The approach employed here is adapted from Applying the Sparse Vector Technique in Programming Differential Privacy [Near, 2020].

Sparse Vector Technique for Clamping Bounds¶

With SVT, we will issue a series of queries with different choices of clamping bounds, seeking a bound that provides acceptable accuracy against a queries similar to those that will be issued later.

We will issue a sequence of clamped sum queries against the entire pool of meters, looking for the first result that returns error less than a threshold. The threshold will be error less than 0.01 kWh average across 24 hours (or 0.24 kWh total across 24 hours).

How do you choose epsilon for the SVT query?

For SVT to return accurate results, the difference between “good” responses and “bad” response should be “large”. This is what the “Sparse” in “Sparse Vector Technique” refers to. For our use case, we use a synthetic population to dial in the SVT privacy parameter.

Residential energy consumption values are closely approximated by a log-normal distribution.

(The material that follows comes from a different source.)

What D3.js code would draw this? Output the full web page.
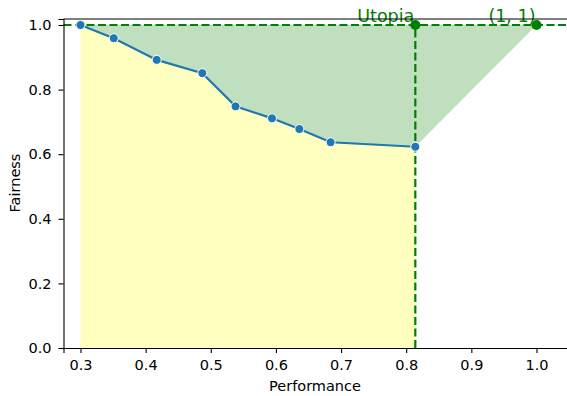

With b values (the clamping bound) spaced widely enough apart, each step will decrease error by an order of magnitude.

ε should be chosen to distinguish the correct clamping bound in almost every cases (say, 999/1000).

A demonstration with a synthetic population of 5,000 meters is shown below, resulting in a required ε of 0.2

[1]:

import matplotlib as mpl
import matplotlib.pyplot as plt
import numpy as np
import pandas as pd
from scipy import stats

from eeprivacy.mechanisms import LaplaceMechanism
from eeprivacy.operations import PrivateAboveThreshold

np.random.seed(1234)  # Fix seed for deterministic documentation

mpl.style.use("seaborn-white")

MD = 28
LG = 36
plt.rcParams.update(
    {
        "figure.figsize": [25, 7],
        "legend.fontsize": MD,
        "axes.labelsize": LG,
        "axes.titlesize": LG,
        "xtick.labelsize": LG,
        "ytick.labelsize": LG,
    }
)

[14]:

N = 6000
synthetic = np.random.lognormal(mean=-0.6, sigma=1.2, size=N * 24)
plt.hist(synthetic, bins=30)
plt.title("Distribution of hourly consumption values")
plt.xlabel("Hourly consumption (kWh)")
plt.ylabel("Count")
plt.show()

clipped_sums = []
bs = np.linspace(start=1, stop=20, num=20)
for b in bs:
    clipped_sums.append(
        np.sum(np.clip(synthetic, 0, b)) - np.sum(np.clip(synthetic, 0, b - 1))
    )

plt.plot(clipped_sums)
plt.title("Clipped sum error term")
plt.xlabel("Clipping Upper Bound (kWh)")
plt.ylabel("delta")
plt.show()

[15]:

trials = []

qs = -np.array(clipped_sums)

threshold = 0.01 * N * 24

epsilon = 0.2

above_threshold = PrivateAboveThreshold()

for t in range(1000):
    trials.append(
        above_threshold.execute(queries=qs, threshold=-threshold, epsilon=epsilon)
    )

plt.hist(trials)
plt.yscale("log")
plt.title(f"Trials at ε={epsilon}")
plt.show()

[ ]: